> Record set
____________________

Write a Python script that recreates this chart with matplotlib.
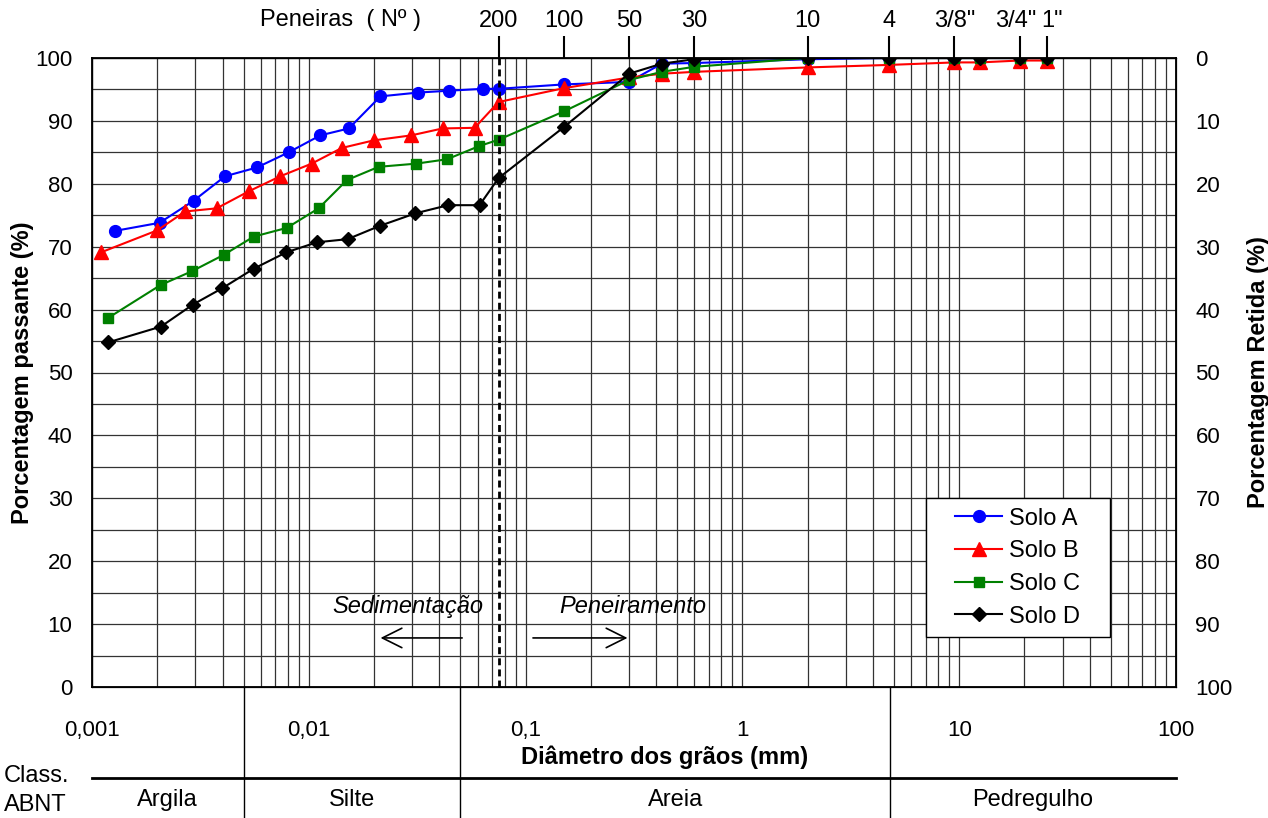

____________________

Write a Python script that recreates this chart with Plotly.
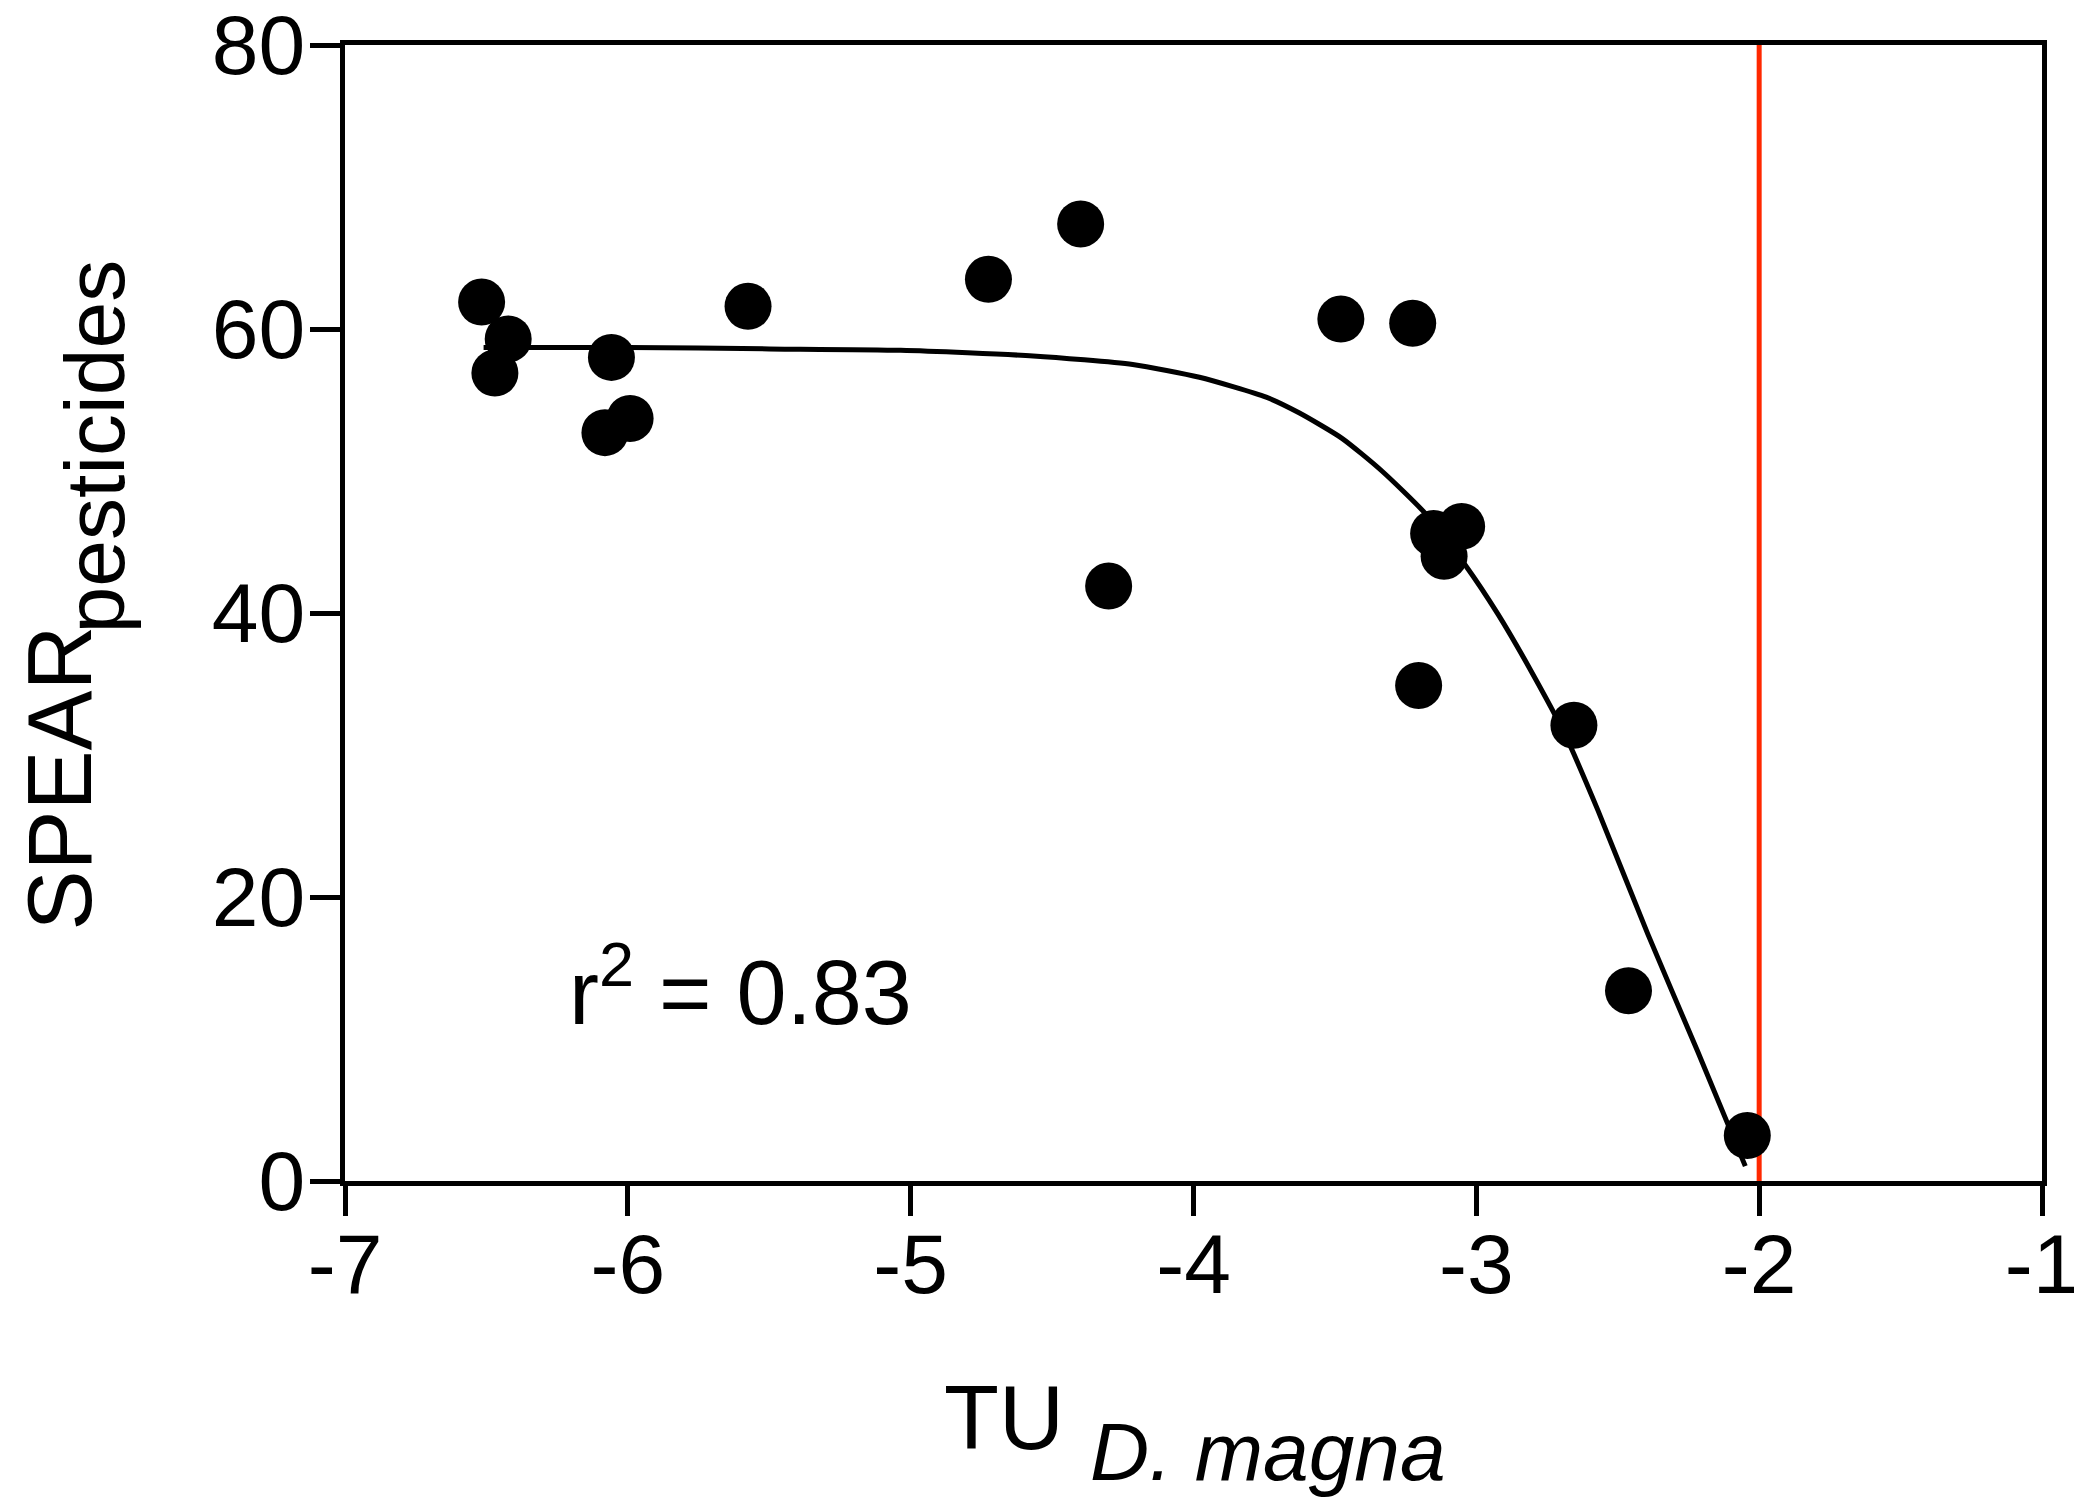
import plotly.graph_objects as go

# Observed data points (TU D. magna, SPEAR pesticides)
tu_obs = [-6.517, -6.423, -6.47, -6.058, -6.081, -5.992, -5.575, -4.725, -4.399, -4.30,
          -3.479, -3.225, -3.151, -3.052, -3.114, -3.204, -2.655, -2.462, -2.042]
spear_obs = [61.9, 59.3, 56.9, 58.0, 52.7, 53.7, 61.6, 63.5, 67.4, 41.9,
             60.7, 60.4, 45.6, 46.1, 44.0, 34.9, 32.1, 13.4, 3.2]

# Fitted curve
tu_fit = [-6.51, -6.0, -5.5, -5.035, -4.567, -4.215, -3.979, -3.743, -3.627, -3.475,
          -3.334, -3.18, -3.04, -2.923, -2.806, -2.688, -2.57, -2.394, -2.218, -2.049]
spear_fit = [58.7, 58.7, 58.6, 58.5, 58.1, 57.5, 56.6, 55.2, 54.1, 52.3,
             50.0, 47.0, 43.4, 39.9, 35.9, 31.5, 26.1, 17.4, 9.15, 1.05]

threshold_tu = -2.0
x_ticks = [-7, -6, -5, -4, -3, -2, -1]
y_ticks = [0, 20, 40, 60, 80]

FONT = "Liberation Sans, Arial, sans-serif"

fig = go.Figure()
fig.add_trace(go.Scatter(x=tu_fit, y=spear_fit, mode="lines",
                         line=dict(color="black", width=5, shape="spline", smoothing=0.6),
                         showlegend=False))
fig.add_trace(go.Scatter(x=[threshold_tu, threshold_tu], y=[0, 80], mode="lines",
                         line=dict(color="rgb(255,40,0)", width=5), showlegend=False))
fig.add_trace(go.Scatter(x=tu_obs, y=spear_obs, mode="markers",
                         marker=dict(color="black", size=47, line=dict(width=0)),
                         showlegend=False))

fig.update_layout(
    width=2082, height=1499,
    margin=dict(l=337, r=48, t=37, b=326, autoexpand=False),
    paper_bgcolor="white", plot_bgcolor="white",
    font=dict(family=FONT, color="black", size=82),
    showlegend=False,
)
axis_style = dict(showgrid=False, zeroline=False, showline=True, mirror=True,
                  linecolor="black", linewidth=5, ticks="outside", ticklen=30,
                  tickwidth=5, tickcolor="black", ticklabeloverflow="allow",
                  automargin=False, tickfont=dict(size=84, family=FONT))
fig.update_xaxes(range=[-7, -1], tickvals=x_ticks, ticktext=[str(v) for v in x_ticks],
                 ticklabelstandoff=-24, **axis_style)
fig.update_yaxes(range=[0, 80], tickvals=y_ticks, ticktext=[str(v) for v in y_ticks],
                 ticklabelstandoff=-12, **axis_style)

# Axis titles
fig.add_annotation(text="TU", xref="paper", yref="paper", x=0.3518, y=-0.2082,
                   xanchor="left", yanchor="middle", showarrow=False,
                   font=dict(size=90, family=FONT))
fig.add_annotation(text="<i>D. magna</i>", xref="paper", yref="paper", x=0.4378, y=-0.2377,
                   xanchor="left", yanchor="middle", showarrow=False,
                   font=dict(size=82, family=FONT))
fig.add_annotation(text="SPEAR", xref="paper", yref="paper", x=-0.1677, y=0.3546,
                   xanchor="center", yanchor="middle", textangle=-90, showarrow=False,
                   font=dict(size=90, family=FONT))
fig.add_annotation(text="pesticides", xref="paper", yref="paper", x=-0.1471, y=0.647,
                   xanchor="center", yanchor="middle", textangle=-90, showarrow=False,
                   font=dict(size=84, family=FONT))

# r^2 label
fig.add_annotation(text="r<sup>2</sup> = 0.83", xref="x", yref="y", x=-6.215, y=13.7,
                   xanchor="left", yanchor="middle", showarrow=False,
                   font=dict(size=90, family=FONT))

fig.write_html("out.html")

____________________

> What is required
Each line of the material above either contains the word "with" or does not; state how many do, and nothing else.

> In response
2